Busy times these were for Castle Brand, and they were about to become all the busier, as the factory entered that economic golden era for the whole Western World, the 1960s. “Things started to get very good in the 60s all right”, Michael agrees. “We even had a nightshift going at times in order to keep up the production. We got a contract from the government to make all the road signs for the country. The county councils all had to come to Nenagh for their road signs, for the motorways and everything; we made thousands of signs.

“In 1963 the government brought in the speed limit rule and we got the contract to supply the country’s speed limit signs too. There were seventy-five thousand of them required in all, and we had three months to produce them!
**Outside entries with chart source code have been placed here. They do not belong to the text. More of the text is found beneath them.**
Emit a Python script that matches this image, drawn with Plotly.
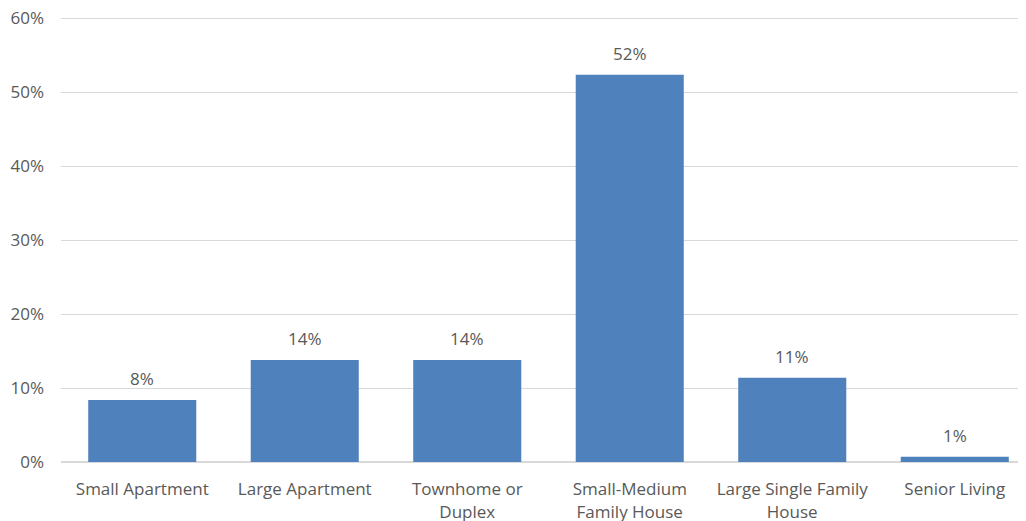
import plotly.graph_objects as go

categories = ["Small Apartment", "Large Apartment", "Townhome or<br>Duplex",
              "Small-Medium<br>Family House", "Large Single Family<br>House", "Senior Living"]
values = [0.084, 0.138, 0.138, 0.524, 0.114, 0.007]
labels = ["8%", "14%", "14%", "52%", "11%", "1%"]
y_ticks = [0, 0.1, 0.2, 0.3, 0.4, 0.5, 0.6]
y_tick_text = ["0%", "10%", "20%", "30%", "40%", "50%", "60%"]

font_family = "Open Sans"
text_color = "#595959"

fig = go.Figure(go.Bar(
    x=categories, y=values,
    marker=dict(color="#4F81BD", line=dict(width=0)),
    width=0.665, cliponaxis=False,
))

for c, v, t in zip(categories, values, labels):
    fig.add_annotation(x=c, y=v, text=t, showarrow=False, yanchor="bottom",
                       yshift=8, font=dict(size=17, color=text_color, family=font_family))

fig.update_layout(
    width=1028, height=514,
    margin=dict(l=53, r=0, t=9, b=60),
    paper_bgcolor="white", plot_bgcolor="white",
    font=dict(family=font_family, size=17, color=text_color),
    showlegend=False,
    xaxis=dict(showgrid=False, showline=True, linecolor="#d9d9d9", linewidth=1,
               ticks="", ticklabelstandoff=12),
    yaxis=dict(range=[0, 0.602], tickvals=y_ticks, ticktext=y_tick_text,
               showgrid=True, gridcolor="#d9d9d9", gridwidth=1,
               zeroline=True, zerolinecolor="#d9d9d9", showline=False,
               ticks="", ticklabelstandoff=16, ticklabeloverflow="allow",
               automargin=False),
)

fig.write_html("out.html")
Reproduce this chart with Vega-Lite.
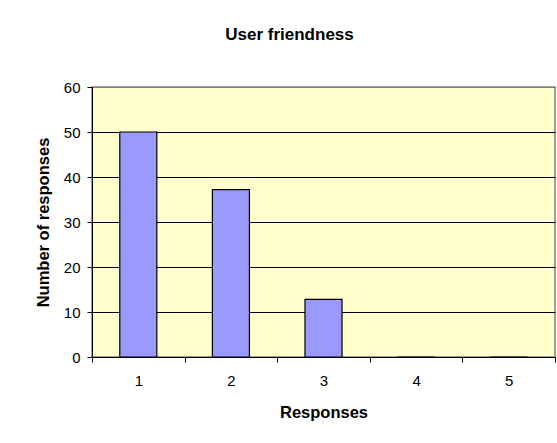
{
  "$schema": "https://vega.github.io/schema/vega-lite/v6.json",
  "autosize": {"type": "none"},
  "padding": {"left": 92, "top": 87, "right": 2, "bottom": 86},
  "width": 463,
  "height": 270,
  "background": "white",
  "title": {
    "text": "User friendness",
    "anchor": "middle",
    "dx": -34,
    "offset": 36,
    "font": "Liberation Sans",
    "fontSize": 17,
    "fontWeight": "bold",
    "color": "black"
  },
  "data": {
    "values": [
      {"response": "1", "count": 50},
      {"response": "2", "count": 37.2},
      {"response": "3", "count": 12.8},
      {"response": "4", "count": 0},
      {"response": "5", "count": 0}
    ]
  },
  "mark": {
    "type": "bar",
    "width": {"band": 0.4},
    "fill": "#9999FF",
    "stroke": "black",
    "strokeWidth": 1.2
  },
  "encoding": {
    "x": {
      "field": "response",
      "type": "ordinal",
      "scale": {"paddingInner": 0, "paddingOuter": 0},
      "axis": {
        "title": "Responses",
        "labelAngle": 0,
        "tickBand": "extent",
        "tickSize": 5,
        "labelPadding": 11,
        "titlePadding": 16
      }
    },
    "y": {
      "field": "count",
      "type": "quantitative",
      "scale": {"domain": [0, 60], "nice": false},
      "axis": {
        "title": "Number of responses",
        "values": [0, 10, 20, 30, 40, 50, 60],
        "grid": true,
        "gridColor": {"condition": {"test": "datum.value === 60", "value": "#808080"}, "value": "black"},
        "gridOpacity": 1,
        "gridWidth": 1,
        "tickSize": 5,
        "labelPadding": 7,
        "titlePadding": 12
      }
    }
  },
  "config": {
    "view": {"fill": "#FFFFCC", "stroke": "#808080", "strokeWidth": 1.5},
    "axis": {
      "domainColor": "black",
      "domainWidth": 1,
      "tickColor": "black",
      "labelFont": "Liberation Sans",
      "labelFontSize": 15,
      "labelColor": "black",
      "titleFont": "Liberation Sans",
      "titleFontSize": 16.5,
      "titleFontWeight": "bold",
      "titleColor": "black"
    }
  }
}
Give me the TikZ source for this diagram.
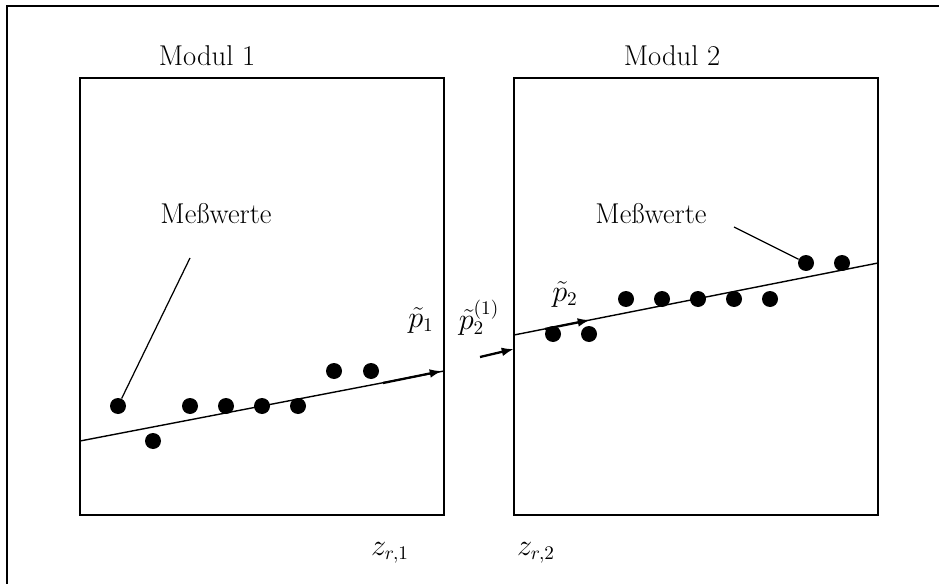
\documentclass[tikz,border=0pt]{standalone}
\usetikzlibrary{arrows.meta}
\begin{document}
\begin{tikzpicture}[x=0.02cm,y=-0.02cm,
    every node/.style={font=\fontsize{16.3}{19}\selectfont},
    messpunkt/.style={circle,fill=black,inner sep=0pt,minimum size=0.32cm},
    marke/.style={inner sep=0.5pt},
    vektor/.style={-{Latex[length=7pt,width=5pt]},line width=1.3pt}]
    \useasboundingbox (0,0) rectangle (939,584);
    \draw[line width=1.2pt](7,584)--(7,6)--(939,6);
    % Module
    \draw[line width=1.2pt](80,78) rectangle (444,515);
    \draw[line width=1.2pt](514,78) rectangle (878,515);
    \node (modul1) at (207,56) {Modul 1};
    \node (modul2) at (672,56) {Modul 2};
    % Ausgleichsgeraden
    \coordinate (g1a) at (80,441);
    \coordinate (g1b) at (444,371);
    \coordinate (g2a) at (514,335);
    \coordinate (g2b) at (878,263);
    \draw[line width=0.8pt](g1a)--(g1b);
    \draw[line width=0.8pt](g2a)--(g2b);
    % Messwerte
    \foreach \x/\y [count=\i] in {118/406,153/441,190/406,226/406,262/406,298/406,334/371,371/371}
        \node[messpunkt] (a\i) at (\x,\y) {};
    \foreach \x/\y [count=\i] in {553/334,589/334,626/299,662/299,698/299,734/299,770/299,806/263,842/263}
        \node[messpunkt] (b\i) at (\x,\y) {};
    \node (mw1) at (216,214) {Meßwerte};
    \node (mw2) at (651,214) {Meßwerte};
    \coordinate (mw1a) at (190,258);
    \coordinate (mw2a) at (734,227);
    \draw[line width=0.7pt](mw1a)--(a1);
    \draw[line width=0.7pt](mw2a)--(b8);
    % Richtungen
    \coordinate (p1a) at (383,383);
    \coordinate (p1b) at (442,371);
    \coordinate (p21a) at (480,357);
    \coordinate (p21b) at (514,349);
    \coordinate (p2a) at (545,329);
    \coordinate (p2b) at (590,320);
    \draw[vektor](p1a)--(p1b);
    \draw[vektor](p21a)--(p21b);
    \draw[vektor](p2a)--(p2b);
    \node[marke] (p1) at (421,320) {$\tilde{p}_1$};
    \node[marke] (p21) at (479,318) {$\tilde{p}_2^{(1)}$};
    \node[marke] (p2) at (565,294) {$\tilde{p}_2$};
    \node (zr1) at (390,553) {$z_{r,1}$};
    \node (zr2) at (536,553) {$z_{r,2}$};
\end{tikzpicture}
\end{document}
We had to work day and night on top of our ordinary work schedule, but did manage to get the job finished on time”.

By that stage Michael had climbed even higher into the echelons of authority in the factory and wound up in charge of both the sheet metal and road sign department, with a crew of more than one hundred employees working under him at one stage. Although he was unable to offer any humorous tales about life on the factory floor, Michael does recall the experience with an overall fondness. “There was always a jovial crowd working there”, he concedes. “We’d always have an oul sing-song going to help us through the day!”

But all good things must come to an end and after the economic dark era of the 70s Castle Brand’s days were numbered. The disastrous liquidation of 1984, still a painful memory for so many Nenagh folk twenty years later, resulted in Michael taking early retirement, having served the company for forty-seven loyal years. “It was a very sad time”, he reflects. “And I hear rumours now that it will close again for good some time soon. That will be just as sad if it happens. And to think that the capital required to set up that factory was just £20,000! You would need countless millions now. How the times have changed”.

With three years to go to his retirement Michael was offered a management job with Aer Lingus in light of the first class welding and repair work he had carried out on aeroplanes as a temporary worker with SRS (Shannon Repair Services). He declined, citing a desire to remain in his hometown of Nenagh as the reason. With hindsight it proved to have been wise choice, as Aer Lingus belonged to the same pension group as Castle Brand...

Michael joined the hordes of workers as they streamed out the factory gates with the permission of the six o’clock siren for the last time on May 25th 1984, almost exactly twenty years to the day. He now lives with his wife in Brooklands.

















Michael Quigley



















Departure of trainees to Wolverhampton, July 1934: Back row (l-r): Ned Cooney, Tommy Kevin, Martin Morrissey, ?. Woodhouse, unknown, Joe Ryan. Front row: unknown, Seamie Cahalan, Rogie Nolan, John McGuire.